The very steam-punk steam engine is a resurrection of a vintage World War II design called the Skinner Universal Unaflow. The positive displacement engine was used in Navy ships, some of which were still running up to a few years ago. Bisset described it as "a very-well refined thread of steam engine technology" that has "little change in efficiency despite changes in output power." It's a viscerally impressive sight to see the system in action, one that's evocative of an earlier industrial age.
The re-invention of this old steam engine design is the brainchild of Robert Mierisch, Terrajoule's Chief Engineer and the former Research Director of Thermal Systems at Ausra. (Ausra is now part of Areva. Other Ausra alumni have formed renewable firms Agile Energy and Chromasun.)
Bisset, the CEO, sees the target customers -- factories and farms -- as "rational customers who understand the difference between capex and opex" and who will buy products based on realistic payback times. He adds that, "Straight solar power doesn't address the farmer's energy problem -- they want power when they want it."
Terrajoule's systems have a modular unit size of a 300 kilowatt peak/100 kilowatt flat output over the day. Customers need to use the system 1,000 to 2,000 hours per year and consume more than one megawatt-hours in order for the Terrajoule system to be economical. Most Western United States agriculture users fit this profile, according to Bisset. Most factories fit this profile, as well.
Because the system is CSP, it still needs a relatively high DNI, and "California's Central Valley is more than adequate," according to Henkel-Wallace, the VP of Engineering.
Henkel-Wallace provided some numbers on cost and efficiency:
Storage has a capital cost of $60 per kilowatt-hour of storage capacity, the typical configuration provides 12 hours of storage.
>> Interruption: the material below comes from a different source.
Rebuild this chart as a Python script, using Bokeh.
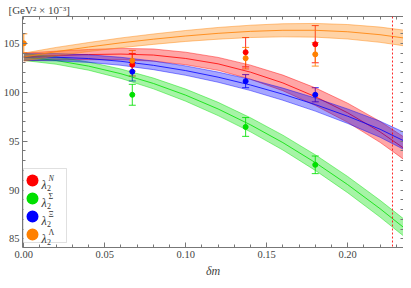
from bokeh.plotting import figure
from bokeh.models import (Range1d, LinearAxis, Whisker, TeeHead, ColumnDataSource, Span,
                          Label, BoxAnnotation, FixedTicker, NumeralTickFormatter)
from bokeh.embed import file_html
from bokeh.resources import INLINE

# ---------------- data ----------------
dm_grid = [0.0, 0.02, 0.04, 0.06, 0.08, 0.10, 0.12, 0.14, 0.16, 0.18, 0.20, 0.22, 0.2345]

red_fit = [103.6, 103.75, 103.85, 103.9, 103.8, 103.45, 102.9, 102.05, 100.95, 99.55, 97.9, 95.95, 94.3]
red_hw = [0.4, 0.45, 0.52, 0.58, 0.62, 0.64, 0.66, 0.72, 0.8, 0.9, 0.98, 1.07, 1.15]

blue_fit = [103.6, 103.58, 103.44, 103.16, 102.75, 102.21, 101.54, 100.74, 99.8, 98.74, 97.55, 96.22, 95.05]
blue_hw = [0.35, 0.37, 0.39, 0.41, 0.44, 0.48, 0.52, 0.57, 0.62, 0.67, 0.74, 0.82, 0.88]

green_fit = [103.6, 103.24, 102.67, 101.89, 100.9, 99.7, 98.29, 96.67, 94.85, 92.81, 90.56, 88.1, 86.19]
green_hw = [0.35, 0.38, 0.42, 0.48, 0.55, 0.62, 0.68, 0.72, 0.76, 0.8, 0.83, 0.86, 0.88]

orange_fit = [103.6, 104.15, 104.62, 105.05, 105.42, 105.75, 106.02, 106.22, 106.33, 106.33, 106.18, 105.88, 105.55]
orange_hw = [0.4, 0.43, 0.46, 0.5, 0.53, 0.56, 0.6, 0.63, 0.67, 0.7, 0.74, 0.78, 0.8]

dm_pts = [0.067, 0.137, 0.180]
red_val = [102.81, 104.09, 104.91]
red_err = [1.15, 1.5, 1.9]
blue_val = [102.1, 101.13, 99.74]
blue_err = [0.95, 0.67, 0.72]
green_val = [99.74, 96.45, 92.58]
green_err = [1.07, 0.96, 0.9]
orange_dm = [0.0, 0.067, 0.137, 0.180]
orange_val = [105.0, 103.22, 103.48, 103.87]
orange_err = [0.97, 1.05, 1.1, 1.2]

dm_phys = 0.2277

x_ticks = [0.0, 0.05, 0.10, 0.15, 0.20]
y_ticks = [85, 90, 95, 100, 105]

series = [
    ("N", "#ff0000", red_fit, red_hw, dm_pts, red_val, red_err),
    ("Σ", "#00e000", green_fit, green_hw, dm_pts, green_val, green_err),
    ("Ξ", "#0000ff", blue_fit, blue_hw, dm_pts, blue_val, blue_err),
    ("Λ", "#ff8000", orange_fit, orange_hw, orange_dm, orange_val, orange_err),
]

FONT = "Liberation Serif"
AX = "#777777"
LAB = "#444444"

p = figure(width=403, height=280, output_backend="svg", toolbar_location=None,
           x_range=Range1d(-0.0008, 0.2345), y_range=Range1d(84.13, 107.74),
           min_border_left=0, min_border_right=0, min_border_top=0, min_border_bottom=0)
p.grid.visible = False
p.outline_line_color = None
p.background_fill_color = "white"

p.title.text = "[GeV² × 10⁻³]"
p.title.text_font = FONT
p.title.text_font_style = "normal"
p.title.text_font_size = "11px"
p.title.text_color = LAB
p.title.align = "left"
p.title.offset = -14
p.title.standoff = 2

x_minor = [i / 100 for i in range(0, 24)]
y_minor = list(range(84, 108))


def style_axis(ax, ticks, minor, labels=True):
    ax.ticker = FixedTicker(ticks=ticks, minor_ticks=minor)
    ax.axis_line_color = AX
    ax.major_tick_line_color = AX
    ax.minor_tick_line_color = AX
    ax.major_tick_in = 5
    ax.major_tick_out = 0
    ax.minor_tick_in = 3
    ax.minor_tick_out = 0
    if labels:
        ax.major_label_text_font = FONT
        ax.major_label_text_font_size = "10.5px"
        ax.major_label_text_color = LAB
        ax.major_label_standoff = 3
    else:
        ax.major_label_text_font_size = "0px"
        ax.major_label_standoff = 0
        ax.axis_label_standoff = 0


style_axis(p.xaxis[0], x_ticks, x_minor)
style_axis(p.yaxis[0], y_ticks, y_minor)
p.xaxis[0].formatter = NumeralTickFormatter(format="0.00")
p.xaxis[0].axis_label = "δm"
p.xaxis[0].axis_label_text_font = FONT
p.xaxis[0].axis_label_text_font_style = "italic"
p.xaxis[0].axis_label_text_font_size = "12px"
p.xaxis[0].axis_label_text_color = LAB
p.xaxis[0].axis_label_standoff = 3

# frame axes on top and right: tick marks only, no labels
top_ax = LinearAxis()
right_ax = LinearAxis()
style_axis(top_ax, [], x_minor, labels=False)
style_axis(right_ax, [], y_minor, labels=False)
p.add_layout(top_ax, "above")
p.add_layout(right_ax, "right")

# bands
for name, col, fit, hw, *_ in series:
    up = [f + h for f, h in zip(fit, hw)]
    lo = [f - h for f, h in zip(fit, hw)]
    p.varea(x=dm_grid, y1=lo, y2=up, fill_color=col, fill_alpha=0.35)
    p.line(dm_grid, up, line_color=col, line_alpha=0.55, line_width=0.8)
    p.line(dm_grid, lo, line_color=col, line_alpha=0.55, line_width=0.8)
    p.line(dm_grid, fit, line_color=col, line_alpha=0.8, line_width=1)

p.add_layout(Span(location=dm_phys, dimension="height", line_color="#ff0000",
                  line_dash="2 2", line_width=1, line_alpha=0.85))

# error bars and points
for name, col, fit, hw, xs, vals, errs in series:
    src = ColumnDataSource(dict(x=xs, y=vals,
                                upper=[v + e for v, e in zip(vals, errs)],
                                lower=[v - e for v, e in zip(vals, errs)]))
    p.add_layout(Whisker(source=src, base="x", upper="upper", lower="lower",
                         line_color=col, line_width=1, line_alpha=0.85,
                         upper_head=TeeHead(size=7, line_color=col, line_width=1, line_alpha=0.85),
                         lower_head=TeeHead(size=7, line_color=col, line_width=1, line_alpha=0.85)))
    p.scatter("x", "y", source=src, size=5, fill_color=col, line_color=col)

# legend (screen units relative to the frame)
p.add_layout(BoxAnnotation(left=1, right=44, bottom=5, top=79,
                           left_units="screen", right_units="screen",
                           bottom_units="screen", top_units="screen",
                           fill_color="white", fill_alpha=1, line_color="#999999", line_width=1))
row_y = [67, 49, 31, 13]
for (name, col, *_), yy in zip(series, row_y):
    p.add_layout(BoxAnnotation(left=4, right=16, bottom=yy - 6, top=yy + 6,
                               left_units="screen", right_units="screen",
                               bottom_units="screen", top_units="screen",
                               border_radius=6, fill_color=col, fill_alpha=1, line_color=None))
    p.add_layout(Label(x=19, y=yy - 4, x_units="screen", y_units="screen", text="λ",
                       text_font=FONT, text_font_style="italic", text_font_size="12px",
                       text_color="#333333", text_baseline="alphabetic"))
    p.add_layout(Label(x=24.5, y=yy - 7, x_units="screen", y_units="screen", text="2",
                       text_font=FONT, text_font_size="8px",
                       text_color="#333333", text_baseline="alphabetic"))
    p.add_layout(Label(x=26, y=yy + 2.5, x_units="screen", y_units="screen", text=name,
                       text_font=FONT, text_font_style="italic" if name == "N" else "normal",
                       text_font_size="8px", text_color="#333333", text_baseline="alphabetic"))

open("out.html", "w").write(file_html(p, INLINE))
The firm foresees the levelized cost of energy (LCOE) as under 10 cents without government assistance with a five-year payback.
CSP troughs have an efficiency of approximately 70 percent and the steam cycle efficiency is above 30 percent for an overall system efficiency of 22 percent.
The entire system is made in the U.S.
The firm uses JKB Energy as their sales channel partner, EPC, and developer. According to Bisset, "They've sold to farmers in the valley for 30 years."
The small firm is working on its first full-scale system and still has to sell, install, and prove out the economics and reliability of this old-is-new invention.
Still, Terrajoule proves how far entrepreneurs can go -- fueled by a little cash, Australian engineering, and testosterone. Arno Penzias and Forrest Baskett of NEA are on Terrajoule's board and the startup is now on the hunt for a $7 million round A.